Adding fractions with variables and exponents might seem daunting, but with a structured approach, it becomes manageable. This roadmap breaks down the process into easily digestible steps, ensuring you master this crucial algebra skill.
Understanding the Fundamentals: A Refresher
Before tackling complex fraction addition, let's solidify our understanding of the basics.
1. Fraction Basics:
- Numerator: The top part of the fraction (e.g., in 3/4, 3 is the numerator).
- Denominator: The bottom part of the fraction (e.g., in 3/4, 4 is the denominator).
- Common Denominator: A crucial concept when adding fractions. It's a denominator that's common to all fractions in the equation.
2. Variable and Exponent Review:
- Variables: Letters representing unknown numbers (e.g., x, y, z).

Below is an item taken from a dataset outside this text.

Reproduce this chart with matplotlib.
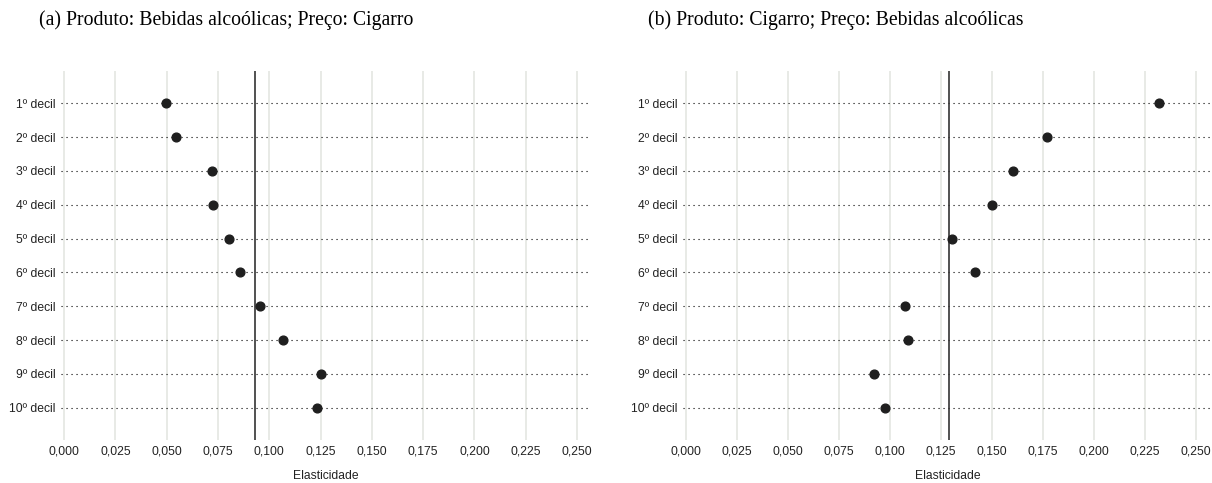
import matplotlib
matplotlib.use("Agg")
import matplotlib.pyplot as plt
import numpy as np

plt.rcParams["font.family"] = ["Liberation Sans", "DejaVu Sans"]

deciles = ["1º decil", "2º decil", "3º decil", "4º decil", "5º decil",
           "6º decil", "7º decil", "8º decil", "9º decil", "10º decil"]

# (a) Produto: Bebidas alcoólicas; Preço: Cigarro
elast_a = [0.0495, 0.0544, 0.0722, 0.0727, 0.0805, 0.0858, 0.0953, 0.1067, 0.1252, 0.1231]
ref_a = 0.0931

# (b) Produto: Cigarro; Preço: Bebidas alcoólicas
elast_b = [0.2320, 0.1770, 0.1604, 0.1500, 0.1304, 0.1418, 0.1075, 0.1091, 0.0924, 0.0978]
ref_b = 0.1293

xticks = [0, 0.025, 0.05, 0.075, 0.1, 0.125, 0.15, 0.175, 0.2, 0.225, 0.25]
titles = ["(a) Produto: Bebidas alcoólicas; Preço: Cigarro",
          "(b) Produto: Cigarro; Preço: Bebidas alcoólicas"]

W, H = 1212, 483
fig = plt.figure(figsize=(W / 100, H / 100), dpi=100)

panels = [
    (61, 590, elast_a, ref_a, (-0.0015, 0.2563), 226),
    (683, 1212, elast_b, ref_b, (-0.0013, 0.2580), 836),
]

ypos = np.arange(1, len(deciles) + 1)

for i, (x0, x1, vals, ref, xlim, tx) in enumerate(panels):
    ax = fig.add_axes([x0 / W, 43 / H, (x1 - x0) / W, (440 - 71) / H])
    for xv in xticks:
        ax.axvline(xv, color="#e6e8e4", lw=1.3, zorder=0)
    for y in ypos:
        ax.axhline(y, color="black", lw=0.8, linestyle=(0, (1, 3.5)), zorder=1)
    ax.axvline(ref, color="#333333", lw=1.2, zorder=2)
    ax.plot(vals, ypos, "o", color="#1f1f1f", markersize=6.3, zorder=3)

    ax.set_xlim(*xlim)
    ax.set_ylim(len(deciles) + 0.955, 0.045)
    ax.set_yticks(ypos)
    ax.set_yticklabels(deciles)
    ax.set_xticks(xticks)
    ax.set_xticklabels([f"{v:.3f}".replace(".", ",") for v in xticks])
    ax.tick_params(length=0, labelsize=8.7, labelcolor="#222222", pad=4)
    for s in ax.spines.values():
        s.set_visible(False)
    ax.set_xlabel("Elasticidade", fontsize=8.7, color="#222222", labelpad=9)

    fig.text(tx / W, 1 - 20 / H, titles[i], family="Liberation Serif",
             fontsize=14.2, ha="center", va="center")

fig.savefig("out.png", dpi=100)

- Exponents: Numbers indicating repeated multiplication (e.g., x² means x * x).
- Like Terms: Terms with the same variables raised to the same exponents (e.g., 3x² and 5x² are like terms, but 3x² and 5x are not).
Adding Fractions with Variables: A Step-by-Step Guide
Let's move on to adding fractions containing variables. The key is to find the common denominator and then combine like terms.
1. Finding the Common Denominator:
This is often the first and most important step. Examine the denominators of your fractions. If they are different, find the least common multiple (LCM). This LCM will be your common denominator.
Example: Adding 2/x + 3/2x
The LCM of x and 2x is 2x.
2. Converting Fractions to the Common Denominator:
Once you have the common denominator, convert each fraction so that they all share it. This involves multiplying both the numerator and denominator of each fraction by the necessary factor.
Example (continued):
- 2/x becomes (2 * 2)/(x * 2) = 4/2x
- 3/2x remains 3/2x
3. Adding the Numerators:
Now that all fractions have the same denominator, you can add the numerators. Keep the denominator the same.
Example (continued):
4/2x + 3/2x = (4 + 3)/2x = 7/2x
4. Simplifying the Result:
Finally, simplify your answer if possible. This might involve factoring out common terms from the numerator and denominator or further reducing the fraction.
Adding Fractions with Variables and Exponents: Advanced Techniques
This section extends the concepts to fractions with exponents. The principles remain the same, but the manipulation of exponents adds a layer of complexity.
1. Exponent Rules:
Remember your exponent rules! You'll frequently use these:
- xᵃ * xᵇ = x⁽ᵃ⁺ᵇ⁾ (When multiplying terms with the same base, add the exponents.)
- xᵃ / xᵇ = x⁽ᵃ⁻ᵇ⁾ (When dividing terms with the same base, subtract the exponents.)
2. Combining Like Terms with Exponents:
When adding numerators, combine only like terms. Terms with different variables or different exponents cannot be directly added.
Example:
(x²/y) + (2x²/y) = (x² + 2x²)/y = 3x²/y
3. Factoring and Simplification:
Pay close attention to simplification. Look for common factors in the numerator and denominator to reduce the fraction to its simplest form. This often involves factoring quadratic expressions or using other algebraic techniques.
Practice Makes Perfect
Mastering fraction addition with variables and exponents requires consistent practice. Work through numerous examples, starting with simpler problems and gradually increasing complexity. Don't be afraid to consult resources like textbooks, online tutorials, or your teacher for further guidance and support. With dedicated effort, you will confidently navigate this aspect of algebra.